O forte laço que une os irmãos gêmeos Wesley e Pablo Barreto, 14, moradores do Jardim Lapena, em São Miguel Paulista, na zona leste de São Paulo, vai além do sanguíneo. Eles são apaixonados pelo universo da literatura – amor que nasceu em 2020 durante a quarentena da Covid-19.
“Não tínhamos nada para fazer. Não podíamos ir à escola, sair para a rua, nem ver nossos amigos. Ainda não temos computador em casa, então foram nos livros que descobrimos um novo universo”, diz Pablo.
O sistema municipal de bibliotecas de São Paulo conta com 107 unidades. No distrito de São Miguel Paulista existe apenas a biblioteca Raimundo de Menezes, localizada a 2 km de distância dos irmãos.
Já no Jardim Lapena, apenas um equipamento de cultura está disponível para a população, o Galpão de Cultura e Cidadania, também conhecido como Galpão ZL.
Como forma de abastecer os leitores do bairro durante o isolamento social na pandemia, o espaço de leitura comunitário criou o projeto “Bike Literária”, que existe até hoje e faz o empréstimo de livros e a entrega na porta das casas por meio de bicicletas.
Nesse período, o primeiro livro que fez os irmãos mergulharem na leitura foi o quadrinho infanto-juvenil “Diário de um Banana”, escrito pelo norte-americano Jeff Kinney. A história mostra um garoto de 12 anos chamado Greg Heffley e suas tentativas de se tornar popular durante o 6º ano do ensino fundamental.
“Nós gostamos muito de quadrinhos e o Diário de um Banana traz a história nesse formato. Além disso, é leve e divertido de ler e entender”
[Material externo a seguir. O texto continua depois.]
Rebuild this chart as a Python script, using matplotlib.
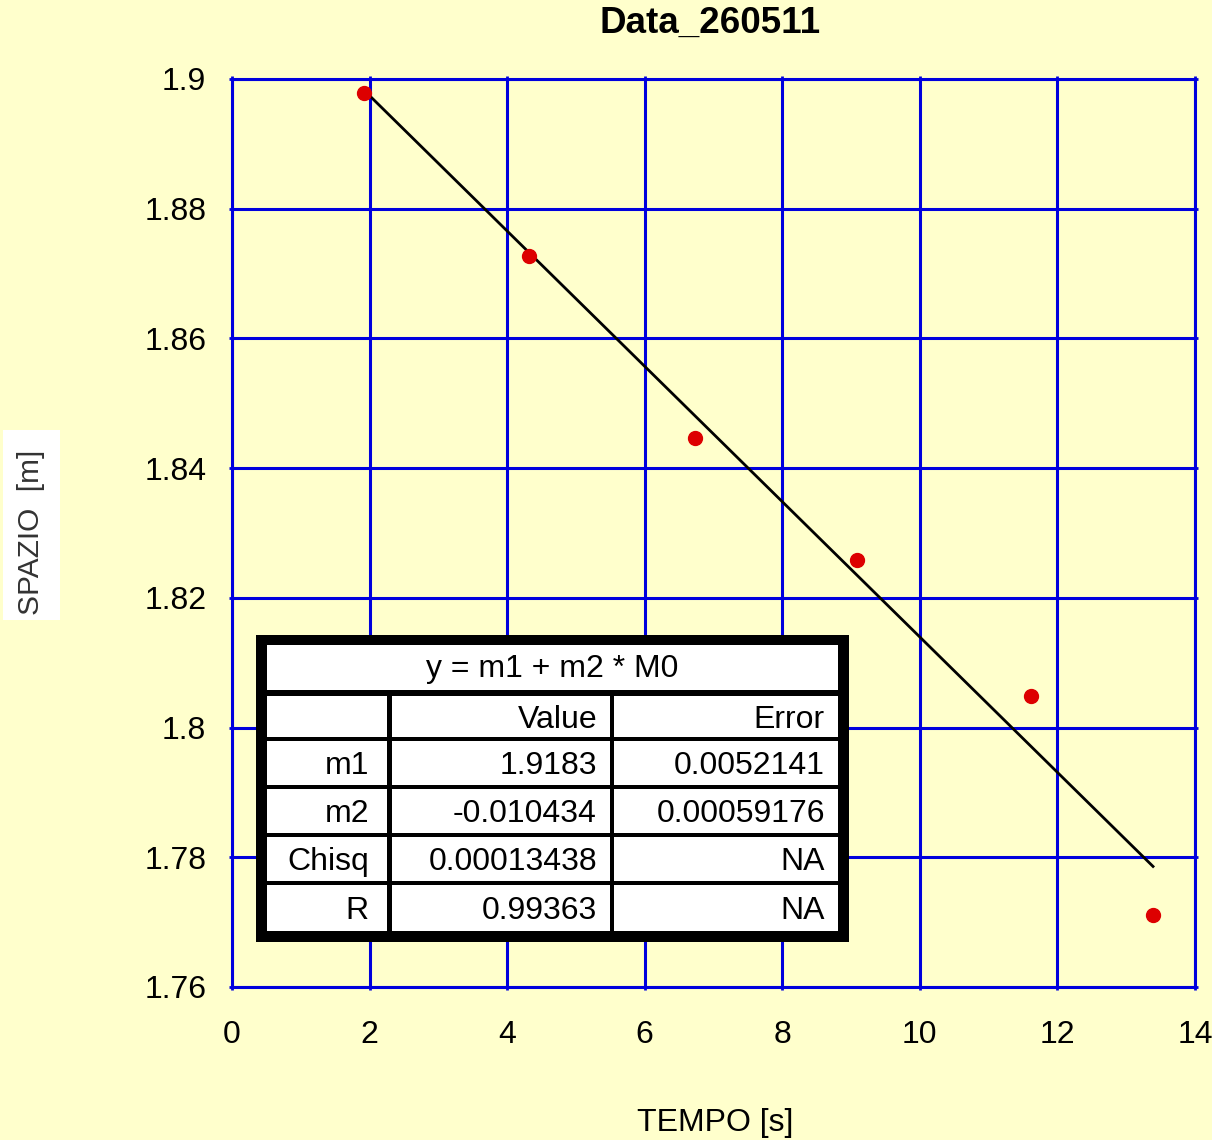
import matplotlib
matplotlib.use("Agg")
import matplotlib.pyplot as plt
from matplotlib.patches import Rectangle
import numpy as np

plt.rcParams["font.family"] = ["Liberation Sans", "DejaVu Sans"]

# measured points
tempo = [1.92, 4.32, 6.73, 9.08, 11.61, 13.39]
spazio = [1.8978, 1.8727, 1.8446, 1.8258, 1.8049, 1.7711]

# linear fit y = m1 + m2 * M0
m1 = 1.9183
m2 = -0.010434

fit_header = "y = m1 + m2 * M0"
col_labels = ["", "Value", "Error"]
row_names = ["m1", "m2", "Chisq", "R"]
row_values = ["1.9183", "-0.010434", "0.00013438", "0.99363"]
row_errors = ["0.0052141", "0.00059176", "NA", "NA"]

x_ticks = [0, 2, 4, 6, 8, 10, 12, 14]
y_ticks = [1.76, 1.78, 1.8, 1.82, 1.84, 1.86, 1.88, 1.9]

BG = "#FFFFCC"
GRID = "#0000DD"
W, H = 1212, 1140

fig = plt.figure(figsize=(W / 100, H / 100), dpi=100, facecolor=BG)
ax = fig.add_axes([232 / W, 1 - 987 / H, 963 / W, 908 / H], facecolor=BG)

ax.set_xlim(0, 14)
ax.set_ylim(1.76, 1.9)
ax.set_xticks(x_ticks)
ax.set_yticks(y_ticks)
ax.set_xticklabels([f"{v:g}" for v in x_ticks])
ax.set_yticklabels([f"{v:g}" for v in y_ticks])
ax.grid(True, color=GRID, linewidth=2.2)
ax.set_axisbelow(True)
for s in ax.spines.values():
    s.set_color(GRID)
    s.set_linewidth(2.2)
ax.tick_params(axis="both", colors=GRID, labelcolor="black", labelsize=23,
               length=5, width=2, direction="inout", top=True, right=True)
ax.tick_params(axis="x", pad=21)
ax.tick_params(axis="y", pad=16)

# fit line across the measured range
xf = np.array([tempo[0], tempo[-1]])
ax.plot(xf, m1 + m2 * xf, color="black", linewidth=2.0, zorder=3)
ax.plot(tempo, spazio, "o", color="#DD0000", markersize=10, zorder=4)

fig.text(710 / W, 1 - 23 / H, "Data_260511", ha="center", va="center",
         fontsize=26.5, fontweight="bold")
fig.text(715 / W, 1 - 1123 / H, "TEMPO [s]", ha="center", va="center", fontsize=23)

# y label on its white patch
fig.patches.append(Rectangle((3 / W, 1 - 620 / H), 57 / W, 190 / H,
                             transform=fig.transFigure, facecolor="white",
                             edgecolor="none", zorder=0))
fig.text(31 / W, 1 - 532 / H, "SPAZIO  [m]", rotation=90, ha="center",
         va="center", fontsize=21.5, color="#333333")

# fit results table, drawn in its own pixel-unit axes
tw, th = 593, 307
tax = fig.add_axes([256 / W, 1 - 942 / H, tw / W, th / H])
tax.set_xlim(0, tw)
tax.set_ylim(th, 0)
tax.axis("off")
tax.add_patch(Rectangle((0, 0), tw, th, facecolor="black", edgecolor="none"))

cols = [(11, 131), (136, 354), (358, 582)]
col_pad = [18, 13, 13]
rows = [(61, 102), (106, 150), (154, 198), (202, 246), (250, 296)]

tax.add_patch(Rectangle((11, 10), 571, 45, facecolor="white", edgecolor="none"))
tax.text(tw / 2, 34, fit_header, ha="center", va="center", fontsize=23)

cells = [col_labels] + [[n, v, e] for n, v, e in zip(row_names, row_values, row_errors)]
for (y0, y1), line in zip(rows, cells):
    for (x0, x1), pad, txt in zip(cols, col_pad, line):
        tax.add_patch(Rectangle((x0, y0), x1 - x0, y1 - y0,
                                facecolor="white", edgecolor="none"))
        if txt:
            tax.text(x1 - pad, (y0 + y1) / 2 + 3, txt, ha="right",
                     va="center", fontsize=23)

fig.savefig("out.png", dpi=100, facecolor=BG)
Pablo Barreto, morador do Jardim Lapena
Antes disso, a leitura só era feita na sala de aula, biblioteca ou por influência da mãe, Nelita Barreto, 35, que é leitora assídua. “Os meninos não tinham o hábito de ler, mas sempre incentivei e li para eles em diversos momentos juntos”, conta.
Em um caderno de anotações, os estudantes registram todos os livros que já leram no decorrer de dois anos, o que ultrapassa a quantidade de 300 para cada um. Dentre os conteúdos lidos, estão cerca de 120 quadrinhos, 70 exemplares menores, como os livros de bolso, além de obras maiores, como “Harry Potter e a Pedra Filosofal”, da britânica J. K. Rowling.
“Nos identificamos com o personagem Harry, porque ele é muito inteligente, mas também é tímido. Outro personagem que gostamos muito é o Rony, admiramos a lealdade dele”, fala Wesley. Segundo ele, esse é o livro preferido dos dois irmãos.
Atualmente, para conseguir conciliar os livros com os estudos e o tempo de brincar, os gêmeos têm horários definidos para realizar cada tarefa. Todos os dias da semana, na parte da manhã, os meninos vão até o Galpão ZL e dedicam duas horas à leitura. Depois voltam para casa e seguem para a escola.
“Também somos apaixonados pelo universo geek. Nossos super-heróis prediletos são o Batman, o Super-Homem e o Homem-Aranha. Mergulhamos a fundo e gostamos de ver como a história é apresentada em diversos formatos, tanto no quadrinho quanto no cinema”, complementa.
“Gostamos de ir para a biblioteca por ser um universo de muitos livros para empréstimos gratuitos e também silêncio, além das amizades que formamos por lá”
Pablo Barreto, morador do Jardim Lapena
Segundo os leitores, o hábito também passou a ajudá-los nas matérias da escola. “A leitura nos ajudou com atividades de interpretação de texto, português, história, geografia e também biologia”, comenta Wesley.
Apesar da quantidade de livros lidos e de terem considerado “a melhor sensação de terem descoberto esse universo”, os dois explicam que não fixaram uma meta em número a ser batida em 2023. De acordo com os dois, o objetivo é continuar lendo por paixão.
Para o futuro, os irmãos acreditam que a leitura contribuirá para o desenvolvimento profissional e acadêmico. “Queremos trilhar o caminho da tecnologia, com [o curso de] sistemas de informação, ou da área da saúde, com medicina”, finaliza Pablo.